9. E-Curious variation: using the same texts and topics, compare and contrast Dahl’s Talk Me Down, published in print by HQN, with The Wicked West, published only in ebook form and written at a double remove (by Dahl as Molly as Holly). How do the explorations and limitations differ when Dahl steps into the (perhaps) more open genre of “erotic romance” and into the (perhaps) more open arena of electronic publishing? How do the texts differ in their negotiations with heteronormativity?

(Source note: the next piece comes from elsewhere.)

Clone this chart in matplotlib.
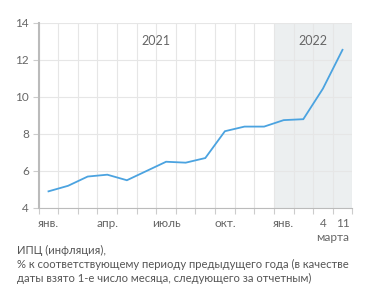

10. Having read two romance novels, several of you wanted to discuss the differences that you saw between Crusie and Dahl in terms of literary complexity, writing style, “fun,” and other aesthetic categories. For this essay, use your subjective response to these contrasting authors to explore their contrasting aesthetics. Rather than rank the novels against some ostensibly neutral or objective rubric—good writing does X; good books do Y; good authors don’t (but I do)—try to identify the contrasting goals or projects of the two texts, and describe the way each author’s style and / or structure helps her achieve that goal. (For example, if you notice one or both of these authors using stock language or trying to provoke stock responses in the reader, don’t assume that these are always bad things, as creative writing workshop leaders often suggest. Rather, think about how and why each author might deploy them, in the particular context, and what that might tell us about the text.)

11. One of the topics that quite interested a few of you in the first few days of class was the Smart Bitches’ account of the sexual education—and miseducation—provided by popular romance novels. Each of the novels we have read so far might be read as a didactic text, one that aims to correct earlier romance pedagogy and teach its own sexual curriculum. Looking closely at one or both of our novels, what exactly does this didactic project look like in practice? What corrections to previous romance tropes do we find? What lessons are taught, either explicitly or implicitly? Given the themes of the novel, why might we see precisely these scenes of instruction, in this order? Feel free to move from this specifically sexual topic into a broader consideration of the novel (or novels) as didactic art. What else does the text seem bent on teaching its readers, and how is that lesson conveyed?